Dolphin, a global investor in the residential resort sector, has announced total Group NAV as at 31 March 2012 of EUR1,088 million and EUR984 million before and after deferred income tax liabilities (“DITL”), respectively.

This represents a decrease of EUR11.8 million (1.1%) and EUR11.7 million (1.2%) respectively, from 31 December 2011.The decrease is mainly due to the value reduction of the Americas properties in Euro terms due to the devaluation of the US dollar against the Euro, which has now been reversed, and to regular project and corporate expenses.
 
Sterling NAV per share as at 31 March 2012 was 136p before DITL and 123p after DITL. This represents a decrease of 1.5% and 1.6% versus 139p and 125p respectively, as at 31 December 2011, mainly due to the above reasons and the small appreciation of Sterling versus Euro over the period.
 
The pro forma Company balance sheet, assuming the completion of the Aristo Exchange and the deconsolidation of the Aristo balance sheet, is significantly less leveraged:

Gross Assets of EUR954 million.

Total debt of EUR130 million (down from EUR457 million before the Aristo Exchange) and Group total debt to asset value ratio of only 14% (down from 27% before the Aristo Exchange).

Group cash balance of approximately EUR10 million, as at 11 June 2012.
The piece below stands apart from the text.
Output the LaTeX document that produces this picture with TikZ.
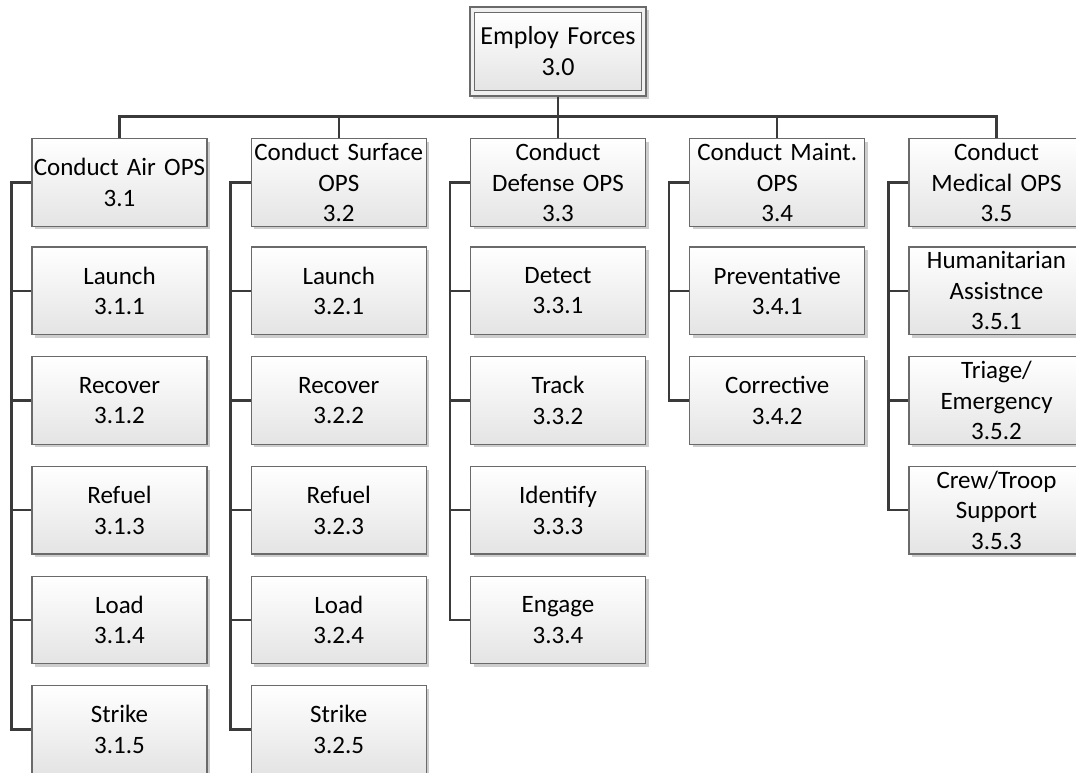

No bank debt at the Company level. The Company has provided corporate guarantees on the Playa Grande Convertible Bonds, the construction loan for the Aman at Porto Heli and the servicing of Banco Leon loan interest at Playa Grande.
 
The Board has decided to appoint Charles Stanley Securities as joint broker to the Company, together with Dolphin’s existing broker Panmure Gordon. Charles Stanley Securities’ appointment is subject to completion of the necessary process.
 
Miltos Kambourides, Managing Partner of Dolphin Capital Partners Limited, says: “While the macroeconomic conditions remain challenging, Dolphin continues to make development progress across its entire project portfolio. Our focus for this summer is to execute the sale of a stake in Nikki Beach, complete the divestment of Port Kundu, and dispose of a number of units at the Porto Heli Collection, to generate additional liquidity for the Company.
 
“We are excited that Amanzoe will be welcoming its first guests soon and we believe that this project will set the standard for the remaining portfolio and its unexploited potential.”